## START Dataset excerpt

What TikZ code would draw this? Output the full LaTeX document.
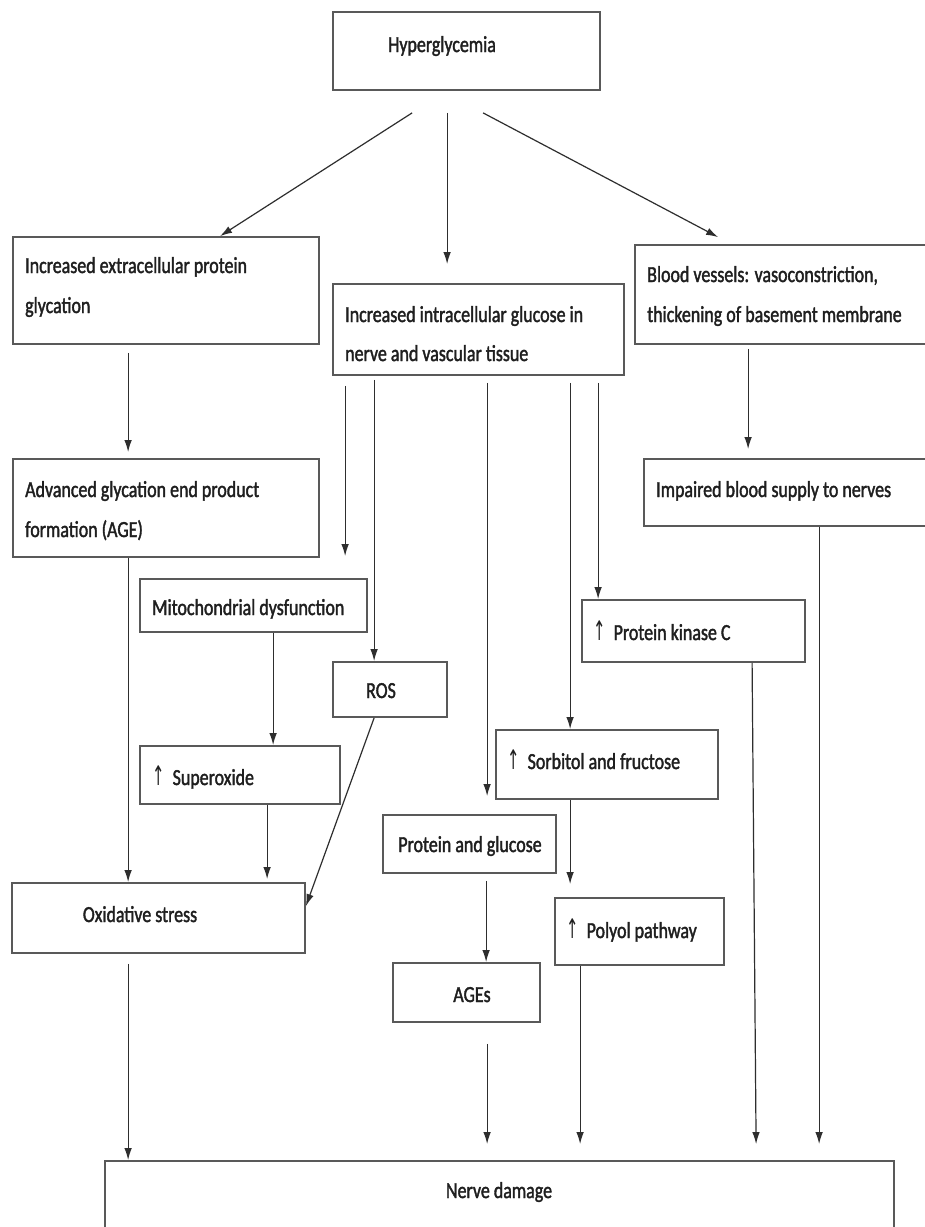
\documentclass[tikz,border=0pt]{standalone}
\usepackage{fontspec}
\setmainfont{Carlito}[FakeStretch=0.78,FakeBold=1.6]
\newfontfamily\arrfont{DejaVu Sans}[FakeStretch=0.55]
\usetikzlibrary{arrows.meta,fit,calc}
\begin{document}
\begin{tikzpicture}[x=1pt,y=-1pt,
  box/.style={draw=black!65, line width=1.8pt, inner sep=0pt, rectangle},
  txt/.style={inner sep=0pt, font=\fontsize{23}{28}\selectfont, text=black!88},
  arr/.style={draw=black!82, line width=1.2pt, -{Latex[length=12pt,width=7.5pt]}},
  ln/.style={draw=black!82, line width=1.2pt}]
\useasboundingbox (0,0) rectangle (925,1227);
\fill[white] (0,0) rectangle (925,1227);
\clip (0,0) rectangle (925,1227);
\newcommand\up{{\arrfont\fontsize{27}{28}\selectfont ↑}\hspace{8pt}}
% boxes
\node[box, fit={(333,12) (600,90)}] (hyper) {};
\node[box, fit={(13,237) (319,344)}] (extra) {};
\node[box, fit={(333,284) (624,375)}] (intra) {};
\node[box, fit={(635,245) (945,344)}] (blood) {};
\node[box, fit={(13,459) (319,557)}] (adv) {};
\node[box, fit={(644,459) (945,526)}] (impaired) {};
\node[box, fit={(140,579) (367,632)}] (mito) {};
\node[box, fit={(333,662) (447,717)}] (ros) {};
\node[box, fit={(582,600) (805,662)}] (pkc) {};
\node[box, fit={(496,730) (718,799)}] (sorb) {};
\node[box, fit={(140,746) (340,804)}] (sup) {};
\node[box, fit={(383,815) (556,873)}] (protglu) {};
\node[box, fit={(12,883) (305,953)}] (oxid) {};
\node[box, fit={(555,898) (724,965)}] (polyol) {};
\node[box, fit={(393,963) (540,1022)}] (ages) {};
\node[box, fit={(105,1161) (894,1265)}] (nerve) {};
% texts
\node[txt, anchor=base west] (thyper) at (388,52) {Hyperglycemia};
\node[txt, anchor=base west] (textra1) at (25,273) {Increased extracellular protein};
\node[txt, anchor=base west] (textra2) at (25,313) {glycation};
\node[txt, anchor=base west] (tintra1) at (345,322) {Increased intracellular glucose in};
\node[txt, anchor=base west] (tintra2) at (345,361) {nerve and vascular tissue};
\node[txt, anchor=base west] (tblood1) at (647,282) {Blood vessels: vasoconstriction,};
\node[txt, anchor=base west] (tblood2) at (647,322) {thickening of basement membrane};
\node[txt, anchor=base west] (tadv1) at (25,497) {Advanced glycation end product};
\node[txt, anchor=base west] (tadv2) at (25,537) {formation (AGE)};
\node[txt, anchor=base west] (timp) at (656,497) {Impaired blood supply to nerves};
\node[txt, anchor=base west] (tmito) at (152,615) {Mitochondrial dysfunction};
\node[txt, anchor=base] (tros) at (381,698) {ROS};
\node[txt, anchor=base west] (tpkc) at (593,640) {\up Protein kinase C};
\node[txt, anchor=base west] (tsorb) at (507,769) {\up Sorbitol and fructose};
\node[txt, anchor=base west] (tsup) at (152,785) {\up Superoxide};
\node[txt, anchor=base] (tprot) at (470,852) {Protein and glucose};
\node[txt, anchor=base] (toxid) at (140,922) {Oxidative stress};
\node[txt, anchor=base west] (tpoly) at (566,938) {\up Polyol pathway};
\node[txt, anchor=base] (tages) at (472,1002) {AGEs};
\node[txt, anchor=base] (tnerve) at (499,1198) {Nerve damage};
% connectors
\draw[arr] ($(hyper.south west)+(80,22)$) -- ($(extra.north west)+(208,0)$);
\draw[arr] ($(hyper.south west)+(115,22)$) -- ($(intra.north west)+(115,-19)$);
\draw[arr] ($(hyper.south west)+(151,22)$) -- ($(blood.north west)+(84,-7)$);
\draw[arr] ($(extra.south west)+(116,8)$) -- ($(adv.north west)+(116,-6)$);
\draw[arr] ($(blood.south west)+(114,4)$) -- ($(impaired.north west)+(105,-9)$);
\draw[arr] ($(intra.south west)+(13,10)$) -- ($(mito.north west)+(206,-22)$);
\draw[arr] ($(intra.south west)+(42,4)$) -- ($(ros.north west)+(42,0)$);
\draw[arr] ($(intra.south west)+(155,7)$) -- ($(protglu.north west)+(105,-18)$);
\draw[arr] ($(intra.south west)+(238,7)$) -- ($(sorb.north west)+(75,0)$);
\draw[arr] ($(intra.south west)+(266,7)$) -- ($(pkc.north west)+(17,0)$);
\draw[arr] ($(adv.south west)+(116,0)$) -- ($(oxid.north west)+(117,0)$);
\draw[arr] ($(mito.south west)+(134,0)$) -- ($(sup.north west)+(134,0)$);
\draw[arr] ($(sup.south west)+(128,0)$) -- ($(oxid.north west)+(256,-3)$);
\draw[arr] ($(ros.south west)+(42,0)$) -- ($(oxid.north east)+(0,24)$);
\draw[arr] ($(sorb.south west)+(75,0)$) -- ($(polyol.north west)+(16,-13)$);
\draw[arr] ($(protglu.south west)+(104,7)$) -- ($(ages.north west)+(94,0)$);
\draw[arr] ($(oxid.south west)+(117,10)$) -- ($(nerve.north west)+(24,0)$);
\draw[arr] ($(ages.south west)+(95,21)$) -- ($(nerve.north west)+(383,-16)$);
\draw[arr] ($(polyol.south west)+(26,0)$) -- ($(nerve.north west)+(476,-16)$);
\draw[arr] ($(pkc.south west)+(171,0)$) -- ($(nerve.north west)+(652,-16)$);
\draw[arr] ($(impaired.south west)+(176,0)$) -- ($(nerve.north west)+(715,-16)$);
\end{tikzpicture}
\end{document}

## END Dataset excerpt

- **Task directions**
Make an exact copy of all the material, but keep the pictures out of it.

- **Exercise output**
What TikZ code would draw this? Output the full LaTeX document.
\documentclass[tikz,border=0pt]{standalone}
\usepackage{fontspec}
\setmainfont{Carlito}[FakeStretch=0.78,FakeBold=1.6]
\newfontfamily\arrfont{DejaVu Sans}[FakeStretch=0.55]
\usetikzlibrary{arrows.meta,fit,calc}
\begin{document}
\begin{tikzpicture}[x=1pt,y=-1pt,
  box/.style={draw=black!65, line width=1.8pt, inner sep=0pt, rectangle},
  txt/.style={inner sep=0pt, font=\fontsize{23}{28}\selectfont, text=black!88},
  arr/.style={draw=black!82, line width=1.2pt, -{Latex[length=12pt,width=7.5pt]}},
  ln/.style={draw=black!82, line width=1.2pt}]
\useasboundingbox (0,0) rectangle (925,1227);
\fill[white] (0,0) rectangle (925,1227);
\clip (0,0) rectangle (925,1227);
\newcommand\up{{\arrfont\fontsize{27}{28}\selectfont ↑}\hspace{8pt}}
% boxes
\node[box, fit={(333,12) (600,90)}] (hyper) {};
\node[box, fit={(13,237) (319,344)}] (extra) {};
\node[box, fit={(333,284) (624,375)}] (intra) {};
\node[box, fit={(635,245) (945,344)}] (blood) {};
\node[box, fit={(13,459) (319,557)}] (adv) {};
\node[box, fit={(644,459) (945,526)}] (impaired) {};
\node[box, fit={(140,579) (367,632)}] (mito) {};
\node[box, fit={(333,662) (447,717)}] (ros) {};
\node[box, fit={(582,600) (805,662)}] (pkc) {};
\node[box, fit={(496,730) (718,799)}] (sorb) {};
\node[box, fit={(140,746) (340,804)}] (sup) {};
\node[box, fit={(383,815) (556,873)}] (protglu) {};
\node[box, fit={(12,883) (305,953)}] (oxid) {};
\node[box, fit={(555,898) (724,965)}] (polyol) {};
\node[box, fit={(393,963) (540,1022)}] (ages) {};
\node[box, fit={(105,1161) (894,1265)}] (nerve) {};
% texts
\node[txt, anchor=base west] (thyper) at (388,52) {Hyperglycemia};
\node[txt, anchor=base west] (textra1) at (25,273) {Increased extracellular protein};
\node[txt, anchor=base west] (textra2) at (25,313) {glycation};
\node[txt, anchor=base west] (tintra1) at (345,322) {Increased intracellular glucose in};
\node[txt, anchor=base west] (tintra2) at (345,361) {nerve and vascular tissue};
\node[txt, anchor=base west] (tblood1) at (647,282) {Blood vessels: vasoconstriction,};
\node[txt, anchor=base west] (tblood2) at (647,322) {thickening of basement membrane};
\node[txt, anchor=base west] (tadv1) at (25,497) {Advanced glycation end product};
\node[txt, anchor=base west] (tadv2) at (25,537) {formation (AGE)};
\node[txt, anchor=base west] (timp) at (656,497) {Impaired blood supply to nerves};
\node[txt, anchor=base west] (tmito) at (152,615) {Mitochondrial dysfunction};
\node[txt, anchor=base] (tros) at (381,698) {ROS};
\node[txt, anchor=base west] (tpkc) at (593,640) {\up Protein kinase C};
\node[txt, anchor=base west] (tsorb) at (507,769) {\up Sorbitol and fructose};
\node[txt, anchor=base west] (tsup) at (152,785) {\up Superoxide};
\node[txt, anchor=base] (tprot) at (470,852) {Protein and glucose};
\node[txt, anchor=base] (toxid) at (140,922) {Oxidative stress};
\node[txt, anchor=base west] (tpoly) at (566,938) {\up Polyol pathway};
\node[txt, anchor=base] (tages) at (472,1002) {AGEs};
\node[txt, anchor=base] (tnerve) at (499,1198) {Nerve damage};
% connectors
\draw[arr] ($(hyper.south west)+(80,22)$) -- ($(extra.north west)+(208,0)$);
\draw[arr] ($(hyper.south west)+(115,22)$) -- ($(intra.north west)+(115,-19)$);
\draw[arr] ($(hyper.south west)+(151,22)$) -- ($(blood.north west)+(84,-7)$);
\draw[arr] ($(extra.south west)+(116,8)$) -- ($(adv.north west)+(116,-6)$);
\draw[arr] ($(blood.south west)+(114,4)$) -- ($(impaired.north west)+(105,-9)$);
\draw[arr] ($(intra.south west)+(13,10)$) -- ($(mito.north west)+(206,-22)$);
\draw[arr] ($(intra.south west)+(42,4)$) -- ($(ros.north west)+(42,0)$);
\draw[arr] ($(intra.south west)+(155,7)$) -- ($(protglu.north west)+(105,-18)$);
\draw[arr] ($(intra.south west)+(238,7)$) -- ($(sorb.north west)+(75,0)$);
\draw[arr] ($(intra.south west)+(266,7)$) -- ($(pkc.north west)+(17,0)$);
\draw[arr] ($(adv.south west)+(116,0)$) -- ($(oxid.north west)+(117,0)$);
\draw[arr] ($(mito.south west)+(134,0)$) -- ($(sup.north west)+(134,0)$);
\draw[arr] ($(sup.south west)+(128,0)$) -- ($(oxid.north west)+(256,-3)$);
\draw[arr] ($(ros.south west)+(42,0)$) -- ($(oxid.north east)+(0,24)$);
\draw[arr] ($(sorb.south west)+(75,0)$) -- ($(polyol.north west)+(16,-13)$);
\draw[arr] ($(protglu.south west)+(104,7)$) -- ($(ages.north west)+(94,0)$);
\draw[arr] ($(oxid.south west)+(117,10)$) -- ($(nerve.north west)+(24,0)$);
\draw[arr] ($(ages.south west)+(95,21)$) -- ($(nerve.north west)+(383,-16)$);
\draw[arr] ($(polyol.south west)+(26,0)$) -- ($(nerve.north west)+(476,-16)$);
\draw[arr] ($(pkc.south west)+(171,0)$) -- ($(nerve.north west)+(652,-16)$);
\draw[arr] ($(impaired.south west)+(176,0)$) -- ($(nerve.north west)+(715,-16)$);
\end{tikzpicture}
\end{document}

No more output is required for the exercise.